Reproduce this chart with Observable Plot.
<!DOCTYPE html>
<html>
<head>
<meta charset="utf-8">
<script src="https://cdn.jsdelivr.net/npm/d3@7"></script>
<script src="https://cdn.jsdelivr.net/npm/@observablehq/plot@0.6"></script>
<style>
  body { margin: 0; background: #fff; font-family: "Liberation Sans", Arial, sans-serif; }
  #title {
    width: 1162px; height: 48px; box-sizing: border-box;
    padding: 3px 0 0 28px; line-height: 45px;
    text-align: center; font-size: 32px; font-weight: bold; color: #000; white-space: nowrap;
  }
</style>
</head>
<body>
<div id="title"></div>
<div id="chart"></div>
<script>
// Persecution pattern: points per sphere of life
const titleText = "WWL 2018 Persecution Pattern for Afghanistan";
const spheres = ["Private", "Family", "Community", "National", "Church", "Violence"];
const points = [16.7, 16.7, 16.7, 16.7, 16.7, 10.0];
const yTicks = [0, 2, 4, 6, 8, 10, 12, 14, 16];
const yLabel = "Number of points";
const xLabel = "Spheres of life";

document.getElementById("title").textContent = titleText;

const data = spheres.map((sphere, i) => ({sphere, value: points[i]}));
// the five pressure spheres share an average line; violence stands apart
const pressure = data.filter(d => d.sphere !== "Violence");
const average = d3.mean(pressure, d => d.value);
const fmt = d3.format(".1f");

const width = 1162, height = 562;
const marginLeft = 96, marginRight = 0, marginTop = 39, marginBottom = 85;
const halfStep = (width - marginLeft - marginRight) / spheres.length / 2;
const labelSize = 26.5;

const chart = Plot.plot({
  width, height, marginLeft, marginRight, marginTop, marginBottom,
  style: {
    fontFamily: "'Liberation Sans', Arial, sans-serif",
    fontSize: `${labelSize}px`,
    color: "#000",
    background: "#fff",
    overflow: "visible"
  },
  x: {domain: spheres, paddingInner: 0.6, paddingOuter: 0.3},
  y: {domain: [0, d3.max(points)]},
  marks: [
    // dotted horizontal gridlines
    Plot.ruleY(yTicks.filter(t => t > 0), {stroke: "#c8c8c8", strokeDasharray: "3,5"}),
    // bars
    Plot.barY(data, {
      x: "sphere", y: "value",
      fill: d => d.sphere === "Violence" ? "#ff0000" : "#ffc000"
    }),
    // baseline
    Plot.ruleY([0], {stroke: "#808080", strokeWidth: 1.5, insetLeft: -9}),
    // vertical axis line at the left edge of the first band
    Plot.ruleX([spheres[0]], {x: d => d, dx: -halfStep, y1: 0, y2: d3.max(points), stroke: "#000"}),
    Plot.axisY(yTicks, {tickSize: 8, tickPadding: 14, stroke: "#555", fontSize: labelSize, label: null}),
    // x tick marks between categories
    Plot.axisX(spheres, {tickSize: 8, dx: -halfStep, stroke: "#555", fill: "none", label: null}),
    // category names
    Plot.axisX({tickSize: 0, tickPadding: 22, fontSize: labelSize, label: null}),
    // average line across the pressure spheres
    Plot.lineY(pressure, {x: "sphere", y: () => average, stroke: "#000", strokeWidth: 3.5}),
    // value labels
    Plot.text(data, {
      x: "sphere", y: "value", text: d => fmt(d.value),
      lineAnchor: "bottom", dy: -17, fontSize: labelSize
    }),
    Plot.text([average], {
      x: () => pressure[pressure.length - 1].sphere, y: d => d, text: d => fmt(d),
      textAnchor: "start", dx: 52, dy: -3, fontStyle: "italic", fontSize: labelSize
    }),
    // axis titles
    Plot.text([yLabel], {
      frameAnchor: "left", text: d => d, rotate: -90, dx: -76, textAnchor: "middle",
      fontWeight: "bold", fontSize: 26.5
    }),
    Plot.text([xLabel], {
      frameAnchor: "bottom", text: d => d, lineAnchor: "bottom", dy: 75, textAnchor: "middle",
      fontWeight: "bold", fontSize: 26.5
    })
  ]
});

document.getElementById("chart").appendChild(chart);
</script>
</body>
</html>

----

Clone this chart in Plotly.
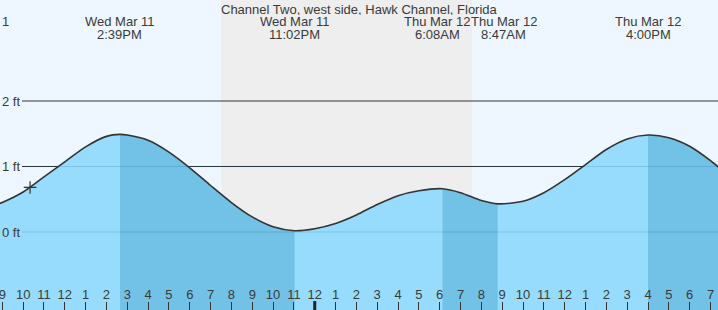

----

◆ Short exercise ◆
Show the lines from the data above that contain the string "chart".

◆ Result for this task ◆
Reproduce this chart with Observable Plot.
<div id="chart"></div>
const chart = Plot.plot({
document.getElementById("chart").appendChild(chart);
Clone this chart in Plotly.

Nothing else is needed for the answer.